Ari Fleischer, the former White House press secretary under the Bush administration, in a post on X said Schumer’s remarks were “one of the most disgusting speeches ever given in the Senate.”

Fleischer said, “Senators don’t get to pick who foreign democracies elect. This is election interference.” He also stated the Senate majority leader “doesn’t understand how Israel is united to destroy Hamas,” adding, “It’s bigger than Bibi.”

American survivors, family members of Oct. 7 victims sue UNRWA

Schumer’s remarks come as survivors and family members of those who died in the Oct. 7 attacks sue the U.S. nonprofit that raised funds for the United Nations Relief and Works Agency for Palestine Refugees in the Near East.

The lawsuit, filed earlier this month, claims the Hamas attacks “were financed and aided” by the UNRWA and its U.S. National Committee, according to Fox News.

In January, lawmakers, including Sen. Mike Lee, R-Utah, pointed to official dossiers that alleged UNRWA employees were involved in the Oct. 7 attacks, which led the U.S. to suspend sending money to the agency, starting March 1.

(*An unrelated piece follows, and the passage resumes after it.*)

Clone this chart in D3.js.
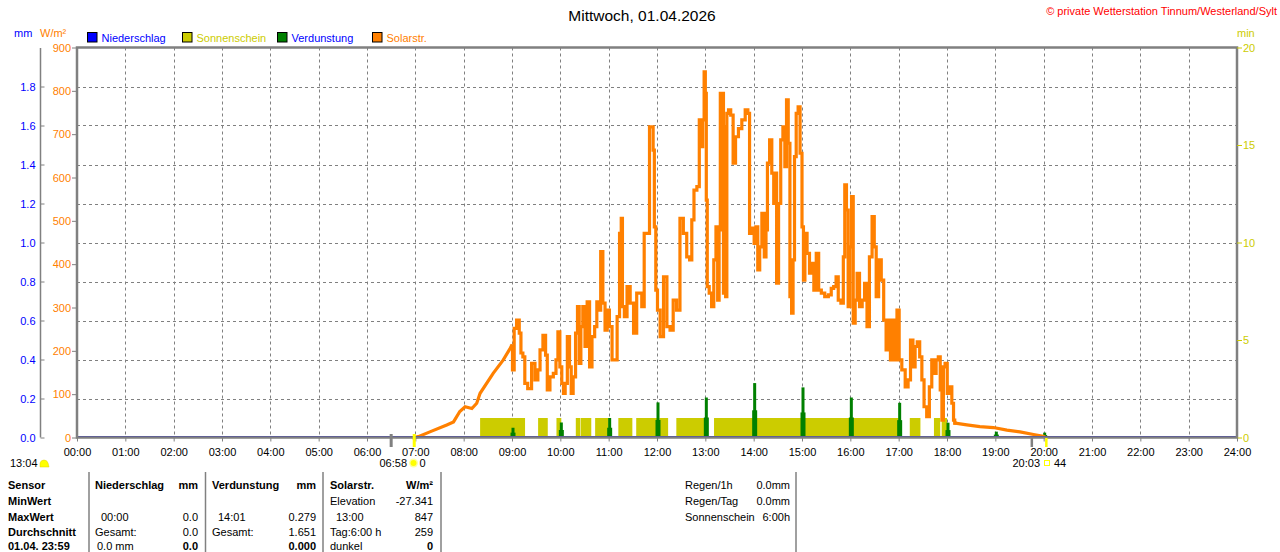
<!DOCTYPE html>
<html><head><meta charset="utf-8">
<script src="https://cdn.jsdelivr.net/npm/d3@7"></script>
<style>
html,body{margin:0;padding:0;background:#fff;}
svg text{font-family:"Liberation Sans",Arial,sans-serif;font-size:11px;}
</style></head>
<body>
<svg id="c" width="1280" height="552"></svg>
<script>
// ---------------- DATA ----------------
const title = "Mittwoch, 01.04.2026";
const credit = "\u00a9 private Wetterstation Tinnum/Westerland/Sylt";
const hourTicks = d3.range(0, 25);
const mmTicks = [0,0.2,0.4,0.6,0.8,1.0,1.2,1.4,1.6,1.8];
const wTicks = [0,100,200,300,400,500,600,700,800,900];
const minTicks = [0,5,10,15,20];
const legendNames = ["Niederschlag","Sonnenschein","Verdunstung","Solarstr."];
const legendColors = ["#0000ff","#cccc00","#008000","#ff8000"];
const legendTextColors = ["#0000ff","#cccc00","#0000ff","#ff8000"];

// Solar radiation (hours, W/m2)
const solarHours = [6.97,7.06,7.30,7.65,7.79,7.92,8.03,8.17,8.27,8.34,8.61,8.82,8.99,9.03,9.06,9.13,9.17,9.20,9.25,9.28,9.37,9.44,9.51,9.56,9.60,9.68,9.71,9.75,9.82,9.89,9.93,9.97,10.01,10.05,10.08,10.12,10.17,10.21,10.24,10.29,10.34,10.37,10.41,10.44,10.49,10.53,10.58,10.63,10.68,10.74,10.77,10.81,10.86,10.90,10.95,10.99,11.04,11.10,11.15,11.20,11.25,11.27,11.30,11.35,11.41,11.48,11.55,11.61,11.65,11.72,11.75,11.80,11.89,11.91,11.93,11.96,11.99,12.03,12.10,12.17,12.24,12.30,12.37,12.44,12.51,12.58,12.65,12.70,12.74,12.79,12.86,12.89,12.93,12.96,12.99,13.01,13.03,13.05,13.11,13.15,13.20,13.24,13.27,13.30,13.32,13.36,13.39,13.41,13.43,13.46,13.50,13.55,13.60,13.65,13.72,13.79,13.86,13.90,13.93,13.99,14.03,14.06,14.11,14.14,14.20,14.24,14.27,14.30,14.36,14.39,14.44,14.46,14.49,14.54,14.58,14.63,14.66,14.70,14.73,14.77,14.80,14.83,14.86,14.90,14.94,14.98,15.02,15.04,15.08,15.13,15.18,15.22,15.27,15.32,15.37,15.43,15.51,15.58,15.63,15.68,15.73,15.77,15.84,15.87,15.90,15.94,15.97,16.01,16.04,16.08,16.12,16.16,16.22,16.27,16.32,16.37,16.42,16.48,16.51,16.56,16.61,16.67,16.71,16.77,16.81,16.85,16.90,16.94,16.99,17.03,17.10,17.17,17.22,17.27,17.32,17.36,17.41,17.46,17.50,17.55,17.61,17.66,17.71,17.75,17.80,17.84,17.88,17.91,17.94,17.98,18.03,18.08,18.12,18.15,18.17,18.41,18.68,18.96,19.24,19.51,19.79,19.99,20.05];
const solarValues = [0,2,13,29,36,60,71,67,79,102,148,179,211,156,252,271,241,195,186,125,113,171,133,156,202,236,190,110,140,148,179,244,163,125,102,125,233,163,102,140,241,302,171,256,302,210,313,163,233,256,313,294,429,310,248,294,256,179,179,279,471,506,302,279,348,310,241,333,333,302,471,471,717,717,663,486,340,294,233,371,256,248,317,294,506,471,417,410,502,571,579,733,671,733,844,794,548,348,333,302,410,486,317,479,794,794,333,717,325,748,756,744,633,694,713,733,756,748,471,483,448,486,387,440,517,417,479,633,687,610,540,610,356,540,687,717,625,779,679,325,287,410,648,748,763,656,486,363,471,425,379,402,340,425,340,333,325,329,344,348,371,317,310,417,583,525,302,440,556,264,317,379,302,317,356,256,417,510,440,325,410,363,271,202,271,179,271,179,294,179,156,117,133,225,163,210,221,186,133,71,48,117,179,148,179,186,110,40,163,171,102,117,79,40,33,29,25,23,17,13,7,3,0];

// Sunshine minutes (periods with sun, 1 min per minute)
const sunStart = [8.34,9.54,9.92,10.32,10.42,10.72,11.20,11.57,12.05,12.40,13.18,17.23,17.73,17.89];
const sunEnd   = [9.27,9.74,10.02,10.41,10.64,11.00,11.49,12.00,12.23,13.00,17.00,17.45,17.86,18.00];
const sunValue = 1;

// Evaporation (hour, mm)
const evapHours  = [9,10,11,12,13,14,15,16,17,18,19,20];
const evapValues = [0.05,0.077,0.10,0.18,0.205,0.279,0.257,0.205,0.178,0.076,0.03,0.025];

// Astronomical marks
const dawnHour = 6.5, sunriseHour = 6 + 58/60, sunsetHour = 20 + 3/60, duskHour = 19.75;

// Table
const tableRows = [
  [{t:"Sensor",x:8,b:1},{t:"Niederschlag",x:95,b:1},{t:"mm",x:198,b:1,r:1},{t:"Verdunstung",x:212,b:1},{t:"mm",x:316,b:1,r:1},{t:"Solarstr.",x:330,b:1},{t:"W/m\u00b2",x:433,b:1,r:1}],
  [{t:"MinWert",x:8,b:1},{t:"Elevation",x:330},{t:"-27.341",x:433,r:1}],
  [{t:"MaxWert",x:8,b:1},{t:"00:00",x:101},{t:"0.0",x:198,r:1},{t:"14:01",x:218},{t:"0.279",x:316,r:1},{t:"13:00",x:336},{t:"847",x:433,r:1}],
  [{t:"Durchschnitt",x:8,b:1},{t:"Gesamt:",x:95},{t:"0.0",x:198,r:1},{t:"Gesamt:",x:212},{t:"1.651",x:316,r:1},{t:"Tag:6:00 h",x:330},{t:"259",x:433,r:1}],
  [{t:"01.04. 23:59",x:8,b:1},{t:"0.0 mm",x:97},{t:"0.0",x:198,b:1,r:1},{t:"0.000",x:316,b:1,r:1},{t:"dunkel",x:330},{t:"0",x:433,b:1,r:1}]
];
const sideLabels = ["Regen/1h","Regen/Tag","Sonnenschein"];
const sideValues = ["0.0mm","0.0mm","6:00h"];

// ---------------- DRAW ----------------
const svg = d3.select("#c");
const L = 77, R = 1237, T = 47.5, B = 437.5;
const x = d3.scaleLinear().domain([0,24]).range([L,R]);
const yW = d3.scaleLinear().domain([0,900]).range([B,T]);
const yMm = d3.scaleLinear().domain([0,2]).range([B,T]);
const yMin = d3.scaleLinear().domain([0,20]).range([B,T]);
const gray = "#808080";

// title & credit
svg.append("text").attr("x",642).attr("y",21).attr("text-anchor","middle")
  .style("font-size","15.5px").attr("fill","#000").text(title);
svg.append("text").attr("x",1277).attr("y",15).attr("text-anchor","end")
  .attr("fill","#ff0000").text(credit);

// unit labels
svg.append("text").attr("x",14).attr("y",37).attr("fill","#0000ff").text("mm");
svg.append("text").attr("x",40).attr("y",37).attr("fill","#ff8000").text("W/m\u00b2");
svg.append("text").attr("x",1237).attr("y",37).attr("fill","#cccc00").text("min");

// legend
const legX = [87.5,182.5,277.5,372.5];
legendNames.forEach((n,i)=>{
  svg.append("rect").attr("x",legX[i]).attr("y",32.5).attr("width",9.5).attr("height",9.5)
    .attr("fill",legendColors[i]).attr("stroke","#000").attr("stroke-width",1);
  svg.append("text").attr("x",legX[i]+14).attr("y",42).attr("fill",legendTextColors[i]).text(n);
});

// grid
const grid = svg.append("g").attr("stroke",gray).attr("stroke-width",1).attr("stroke-dasharray","3,3");
hourTicks.filter(h=>h>0&&h<24).forEach(h=>{
  grid.append("line").attr("x1",Math.round(x(h))+0.5).attr("x2",Math.round(x(h))+0.5).attr("y1",T).attr("y2",B);
});
mmTicks.filter(v=>v>0).forEach(v=>{
  grid.append("line").attr("x1",L).attr("x2",R).attr("y1",Math.round(yMm(v))+0.5).attr("y2",Math.round(yMm(v))+0.5);
});

// sunshine bars
svg.append("g").selectAll("rect").data(sunStart).join("rect")
  .attr("x",(d)=>x(d)).attr("width",(d,i)=>x(sunEnd[i])-x(d))
  .attr("y",yMin(sunValue)).attr("height",yMin(0)-yMin(sunValue)).attr("fill","#cccc00");

// evaporation spikes
const eg = svg.append("g").attr("fill","#008000");
evapHours.forEach((h,i)=>{
  const v = evapValues[i];
  eg.append("rect").attr("x",x(h)-1.5).attr("width",5).attr("y",yMm(v/2)).attr("height",yMm(0)-yMm(v/2));
  eg.append("rect").attr("x",x(h)-0.5).attr("width",3).attr("y",yMm(v)).attr("height",yMm(0)-yMm(v));
});

// solar line: smooth ramps at dawn/dusk, stepped in the noisy daytime part
const pts = solarValues.map((v,i)=>[solarHours[i],v]);
const rampA = pts.filter(p=>p[0]<=8.99);
const noisy = pts.filter(p=>p[0]>=8.99 && p[0]<=18.17);
const rampB = pts.filter(p=>p[0]>=18.17);
const lineLin = d3.line().x(p=>x(p[0])).y(p=>yW(p[1]));
const lineStep = d3.line().x(p=>x(p[0])).y(p=>yW(p[1])).curve(d3.curveStep);
[[rampA,lineLin],[noisy,lineStep],[rampB,lineLin]].forEach(([d,gen])=>{
  svg.append("path").datum(d).attr("d",gen).attr("fill","none")
    .attr("stroke","#ff8000").attr("stroke-width",3.2).attr("stroke-linejoin","miter").attr("stroke-linecap","square");
});

// precipitation zero line
svg.append("line").attr("x1",L).attr("x2",R).attr("y1",B-0.5).attr("y2",B-0.5)
  .attr("stroke","#0000cc").attr("stroke-width",2);

// border
svg.append("rect").attr("x",L).attr("y",T).attr("width",R-L).attr("height",B-T)
  .attr("fill","none").attr("stroke",gray).attr("stroke-width",2.5);

// axes
function style(g,color){
  g.select(".domain").remove();
  g.selectAll(".tick line").attr("stroke",gray);
  g.selectAll(".tick text").attr("fill",color).style("font-size","11px")
    .style("font-family","'Liberation Sans',Arial,sans-serif");
}
const mmAxis = svg.append("g").attr("transform","translate(40.5,0)")
  .call(d3.axisLeft(yMm).tickValues(mmTicks).tickFormat(d3.format(".1f")).tickSizeInner(-4).tickSizeOuter(0).tickPadding(5));
style(mmAxis,"#0000ff");
svg.append("line").attr("x1",40.5).attr("x2",40.5).attr("y1",48).attr("y2",B).attr("stroke",gray).attr("stroke-width",1.5);

const wAxis = svg.append("g").attr("transform",`translate(${L},0)`)
  .call(d3.axisLeft(yW).tickValues(wTicks).tickFormat(d3.format("d")).tickSize(5).tickPadding(1));
style(wAxis,"#ff8000");

const minAxis = svg.append("g").attr("transform",`translate(${R},0)`)
  .call(d3.axisRight(yMin).tickValues(minTicks).tickFormat(d3.format("d")).tickSize(5).tickPadding(1));
style(minAxis,"#cccc00");
minAxis.selectAll(".tick line").attr("stroke","#cccc00");

const xAxis = svg.append("g").attr("transform",`translate(0,${B})`)
  .call(d3.axisBottom(x).tickValues(hourTicks).tickFormat(d=>String(d).padStart(2,"0")+":00").tickSize(4).tickPadding(7));
style(xAxis,"#000");

// astronomical marks
svg.append("rect").attr("x",x(dawnHour)-1.5).attr("y",434).attr("width",3).attr("height",13).attr("fill",gray);
svg.append("rect").attr("x",x(sunriseHour)-1).attr("y",434).attr("width",3).attr("height",13).attr("fill","#ffff00");
svg.append("rect").attr("x",x(duskHour)-1).attr("y",438).attr("width",2.5).attr("height",9).attr("fill",gray);
svg.append("rect").attr("x",x(sunsetHour)-1).attr("y",438).attr("width",2.5).attr("height",9).attr("fill","#ffff00");

// annotations under axis
svg.append("text").attr("x",10).attr("y",467).text("13:04");
svg.append("path").attr("d","M40,467 L40,463 Q41,460 44,460 Q47,460 48,463 L49,467 Z").attr("fill","#ffff00").attr("stroke","#e0d000").attr("stroke-width",0.5);
svg.append("text").attr("x",407).attr("y",467).attr("text-anchor","end").text("06:58");
svg.append("circle").attr("cx",413.5).attr("cy",463).attr("r",4.5).attr("fill","#ffffa0");
svg.append("circle").attr("cx",413.5).attr("cy",463).attr("r",3).attr("fill","#ffff00");
svg.append("text").attr("x",419.5).attr("y",467).text("0");
svg.append("text").attr("x",1040).attr("y",467).attr("text-anchor","end").text("20:03");
svg.append("rect").attr("x",1044.5).attr("y",460.5).attr("width",5).attr("height",5).attr("fill","none").attr("stroke","#ffff00").attr("stroke-width",1);
svg.append("text").attr("x",1054).attr("y",467).text("44");

// table separators
[89,205.5,323,441,796].forEach(px=>{
  svg.append("line").attr("x1",px).attr("x2",px).attr("y1",472).attr("y2",552).attr("stroke",gray).attr("stroke-width",1.5);
});
const rowY = [489,505,521,536,550];
tableRows.forEach((row,ri)=>{
  row.forEach(c=>{
    svg.append("text").attr("x",c.x).attr("y",rowY[ri]).attr("text-anchor",c.r?"end":"start")
      .style("font-weight",c.b?"bold":"normal").attr("fill","#000").text(c.t);
  });
});
sideLabels.forEach((s,i)=>{
  svg.append("text").attr("x",685).attr("y",rowY[i]).text(s);
  svg.append("text").attr("x",790).attr("y",rowY[i]).attr("text-anchor","end").text(sideValues[i]);
});
</script>
</body></html>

But Mark Goldfeder, the attorney for the plaintiffs, told Fox News stopping funding for UNRWA was “way too little, way too late.”

“They funded it up until the point, even after the reports came out of UNRWA staff literally participating in the massacre,” Goldfeder said Wednesday. “Even after the United States suspended its own UNRWA donations, even after all of that, they continued fundraising, and they continued sending money.”